Capital Markets Review (As of 06/30/2017)
Chart of the Week for July 7, 2017 - July 13, 2017
Capital market returns were positive in the second quarter of 2017 for all the asset classes shown above. All asset classes had positive returns over the trailing 1-, 5-, and 10-year periods as well except the 1-year return on U.S. Bonds.
For the second quarter of 2017, global markets outperformed U.S. markets in U.S. dollar terms. as Emerging Market Stocks returned 6.27% and International Developed Market Stocks returned 6.12%. For domestic returns, U.S. Large-Cap Stocks had the best return at 3.09%, U.S. Small-Cap Stocks returned 2.46%, U.S. High Yield Bonds returned 2.17%, and U.S. Bonds returned 1.45%. U.S. and global economic data was generally positive during the quarter, which helped all asset classes shown. A decline in the U.S. Dollar versus many other currencies helped global returns and the drop especially helped International Developed Market returns. The U.S. Federal Reserve raised its short term interest rate target range in June 2017 following its last increase in March 2017. Despite the increase in short-term rates, U.S. Bonds provided a positive return for the quarter as yields in the mid to longer maturities generally did not increase.
In the chart above:
- U.S. Bonds are represented by the Bloomberg Barclays U.S. Aggregate Bond Index.

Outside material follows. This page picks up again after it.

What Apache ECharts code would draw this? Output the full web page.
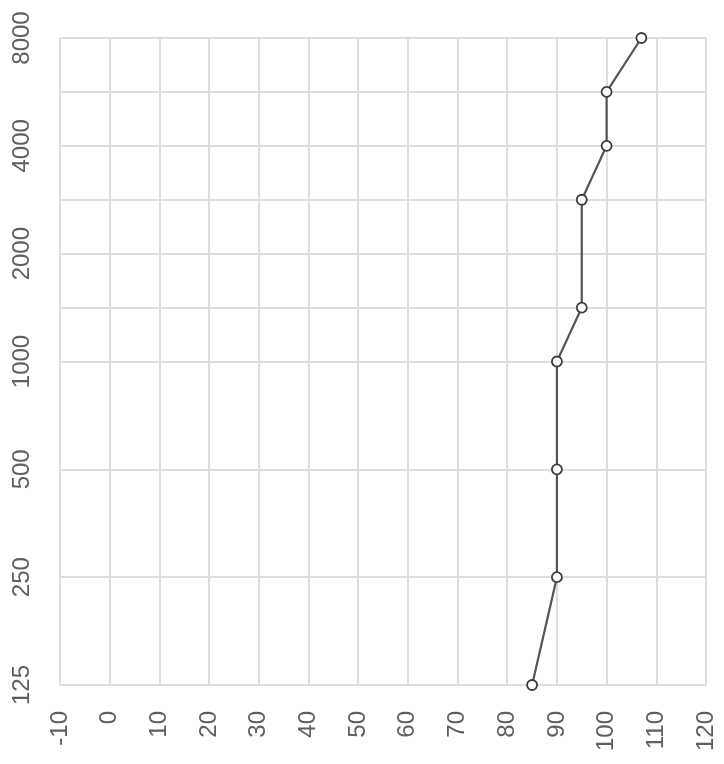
<!DOCTYPE html>
<html>
<head>
<meta charset="utf-8">
<script src="https://cdn.jsdelivr.net/npm/echarts@6/dist/echarts.min.js"></script>
<style>
html,body{margin:0;padding:0;background:#fff;}
#chart{width:724px;height:764px;}
</style>
</head>
<body>
<div id="chart"></div>
<script>
// Frequency categories (bottom to top); blank slots keep octave spacing
const freqCategories = ['125', '', '250', '', '500', '', '1000', '1500', '2000', '3000', '4000', '6000', '8000'];
// Labels shown on the frequency axis
const freqLabelsShown = ['125', '250', '500', '1000', '2000', '4000', '8000'];
// Threshold values (dB) per category; null = no measurement
const thresholds = [85, null, 90, null, 90, null, 90, 95, null, 95, 100, 100, 107];
// Level axis range
const levelMin = -10, levelMax = 120, levelStep = 10;

const chart = echarts.init(document.getElementById('chart'), null, {renderer: 'canvas'});
const labelFont = {color: '#5f5f5f', fontSize: 24, fontFamily: 'Liberation Sans, Arial, sans-serif'};
chart.setOption({
  animation: false,
  backgroundColor: '#ffffff',
  grid: {left: 60, right: 18, top: 38, bottom: 79, containLabel: false},
  xAxis: {
    type: 'value',
    min: levelMin, max: levelMax, interval: levelStep,
    axisLine: {show: false},
    axisTick: {show: false},
    axisLabel: Object.assign({rotate: 90, margin: 26}, labelFont),
    splitLine: {show: true, lineStyle: {color: '#dedede', width: 2}}
  },
  yAxis: {
    type: 'category',
    data: freqCategories,
    boundaryGap: false,
    axisLine: {show: false},
    axisTick: {show: false},
    axisLabel: Object.assign({
      rotate: 90, margin: 26,
      interval: function (idx, val) { return freqLabelsShown.indexOf(val) !== -1; }
    }, labelFont),
    splitLine: {
      show: true,
      interval: function (idx, val) { return val !== ''; },
      lineStyle: {color: '#dedede', width: 2}
    }
  },
  series: [{
    type: 'line',
    data: thresholds,
    connectNulls: true,
    symbol: 'circle',
    symbolSize: 10,
    lineStyle: {color: '#555555', width: 2.2},
    itemStyle: {color: '#ffffff', borderColor: '#3c3c3c', borderWidth: 1.8},
    z: 3
  }]
});
</script>
</body>
</html>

- U.S. High Yield Bonds are represented by the Bloomberg Barclays U.S. Corporate High Yield Index.
- U.S. Large-Cap Stocks are represented by the S&P 500 Index.
- U.S. Small-Cap Stocks are represented by the Russell 2000 Index.
- International Developed Market Stocks are represented by the MSCI EAFE (Net) Index.
- Emerging Market Stocks are represented by the MSCI Emerging Markets (Net) Index.